Member-only story
Kim Dingle: I Will Be Your Server (The Lost Supper Paintings)
at Susanne Vielmetter Los Angeles Projects (through April 13)
Reviewed by Lita Barrie
Priss has captivated the artworld with her mischievous antics since she first appeared in Kim Dingle’s artwork thirty years ago, dressed in her Sunday Best and ready for battle. Dingle’s imaginary character split and replicated, like a Tribble on StarTrek, into a bi-racial pair, Fatty and Fudge, and then into a wild pack, the “Priss Girls.” These ornery tots run amok: causing mayhem, having fights, raging temper tantrums, and destroying things. Priss and her gang of rambunctious pre-pubescent girls inhabit a world with no adults, no men, and no rules.

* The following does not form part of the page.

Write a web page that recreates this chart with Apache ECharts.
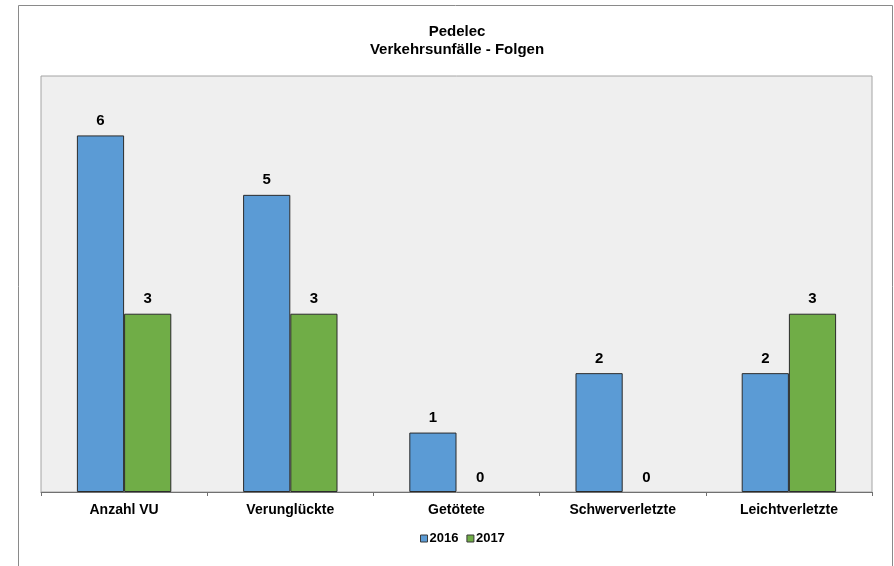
<!DOCTYPE html>
<html><head><meta charset="utf-8">
<script src="https://cdn.jsdelivr.net/npm/echarts@6/dist/echarts.min.js"></script>
<style>html,body{margin:0;padding:0;background:#fff;}#c{width:894px;height:566px;}</style>
</head><body><div id="c"></div>
<script>
const categories = ['Anzahl VU','Verunglückte','Getötete','Schwerverletzte','Leichtverletzte'];
const values2016 = [6,5,1,2,2];
const values2017 = [3,3,0,0,3];
const seriesNames = ['2016','2017'];
const titleLines = ['Pedelec','Verkehrsunfälle - Folgen'];

const chart = echarts.init(document.getElementById('c'), null, {renderer:'canvas'});
const font = 'Liberation Sans, Arial, sans-serif';
const lbl = {show:true, position:'top', distance:7, color:'#000', fontWeight:'bold', fontSize:15, fontFamily:font};
const toItems = arr => arr.map(v => v === 0 ? {value:v, itemStyle:{borderWidth:0}} : v);
chart.setOption({
  animation:false,
  backgroundColor:'#fff',
  graphic:[{type:'rect', shape:{x:18.5,y:5.5,width:874,height:580}, style:{fill:'none', stroke:'#8a8a8a', lineWidth:1}, silent:true}],
  title:{text:titleLines.join('\n'), left:452, textAlign:'center', top:18,
    textStyle:{fontFamily:font, fontWeight:'bold', fontSize:15, color:'#000', lineHeight:18}},
  legend:{data:seriesNames, top:527, left:415, icon:'rect', itemWidth:7, itemHeight:7, itemGap:8,
    itemStyle:{borderColor:'#3a3a3a', borderWidth:1},
    textStyle:{fontFamily:font, fontWeight:'bold', fontSize:13, color:'#000', padding:[0,0,0,-3]}},
  grid:{left:41, right:22, top:76, bottom:74, show:true, backgroundColor:'#efefef', borderColor:'#a4a4a4', borderWidth:1},
  xAxis:{type:'category', data:categories,
    axisLine:{lineStyle:{color:'#707070'}},
    axisTick:{show:true, length:4, lineStyle:{color:'#707070'}},
    axisLabel:{color:'#000', fontWeight:'bold', fontSize:14, fontFamily:font, margin:11}},
  yAxis:{type:'value', min:0, max:7, interval:1, show:false, splitLine:{show:false}},
  series:[
    {name:seriesNames[0], type:'bar', data:toItems(values2016), barWidth:'28.4%', barGap:'0%',
     itemStyle:{color:'#5b9bd5', borderColor:'#2b2b2b', borderWidth:1}, label:lbl},
    {name:seriesNames[1], type:'bar', data:toItems(values2017), barWidth:'28.4%',
     itemStyle:{color:'#70ad47', borderColor:'#2b2b2b', borderWidth:1}, label:lbl}
  ]
});
</script></body></html>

Like a female counterpart to Peter Pan, Priss has no desire to grow up. But unlike Peter and the Lost Boys who yearned for a mother figure, Priss and her anarchic cohorts have no desire for adult supervision because they enjoy being very bad. Although the Priss Girls are dressed like proper little ladies in white crinoline dresses, frilly socks, and Mary Jane shoes, their improper behavior is most unlady-like — and they most definitely do not care. Their revolt against restrictive notions of acceptable female behavior continues to capture the feminist fervor for “girls who just want to have fun” as much today as it did in the 1990’s.